I was on a call last week with the board and allies of Wisconsin-based Family Farm Defenders, a twenty-year-old progressive dairy farmer group.  More than half the participants were dairy farmers, or used to be. It was a regular monthly board call to talk about business items, but conversation turned quickly to farmers’ stories. Wisconsin farm silo imageThe reality of the ongoing dairy crisis — more of a hemorrhage by now; I’m not sure “crisis” is still appropriate after 25 years — is devastating. The stories, each one different and each one the same, lose none of their impact after hearing so many of them over five years of working with independent farmers — on the contrary, every year feels worse: “How is this still happening??” We know all about the “dairy crisis” by now: the numbers are there, we know that 42,500 dairy farms have closed in the last decade and that rural America is crumbling; there have been two farm bills in that time — and a noble but entirely failed investigation into consolidation in the food and ag industry, stymied by meat packers and dairy processors — and yet nothing has changed to improve the situation of the small and midsize dairy farmer.

And in dairy country across the US, those farmers are struggling every day.

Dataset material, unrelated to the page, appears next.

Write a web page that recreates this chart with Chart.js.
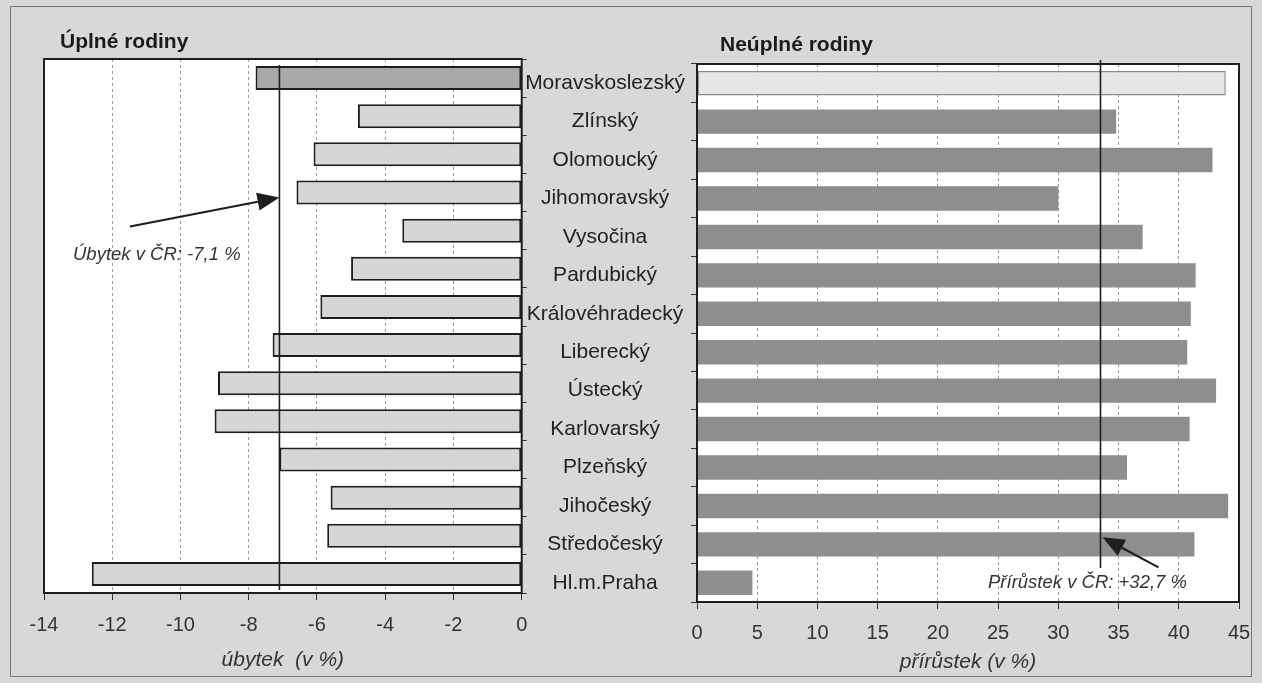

On the call, a farmer in Pennsylvania told us that her family sold their cows after 47 years of dairy farming. “We got tired of throwing our money down a big dark hole,” she said. The family is now planting corn; there is usually a good market for grain from her Amish neighbors, buying for their livestock. This year, though, she’s concerned that so many of them are getting out of dairy too that she’ll have no market for her new crop. “It’s like a rural slum in some areas,” she said.

A Pennsylvania neighbor of hers was on the call too; she’s still holding on, barely. Milk prices for farmers have gone up, but the gains are eroded by high grain costs. Her last milk check was nearly a third less than her cost of production. Milk prices are slowly creeping higher, she said, but, she said, “We have so many dark holes dug by years of insolvency that it will take a long time to get out.”  Our communities,” she added,  “are broken.”

My friend Joel is the president of Family Farm Defenders and facilitated the call. He didn’t share that night, but we know his story: his family has been farming in his southwest Wisconsin county for 140 years; last fall, he sold his cows and got a job in a cranberry processing plant. “You shouldn’t lock a farmer in a concrete box all day,” he told me the first time we talked about the job. After spending most of his life on his fields and in his barn, with nothing but the sound of cows and the clicking of milk lines, he said the noise of the frozen cranberries pouring through the metal tubes is deafening.

The reasons behind the dairy catastrophe are many — and at first glance, a partial list is wonkish and something of a snooze: a complicated system of pricing and governmental price supports; consolidation in the industry; corporate-like coops that act more like corporations; lack of Justice Department action to enforce fairness in the market, and more. (I have come to terms with the sad reality that most people don’t get as jazzed about antitrust enforcement as I do…)

But for as arcane as the causes are, farmers’ stories of the impacts are that much more compelling. In the next few months, I aim to introduce some of these farmers here — and break down just why, at a time when so many people around the country want to get to know their farmer, dairy farmers are only barely surviving.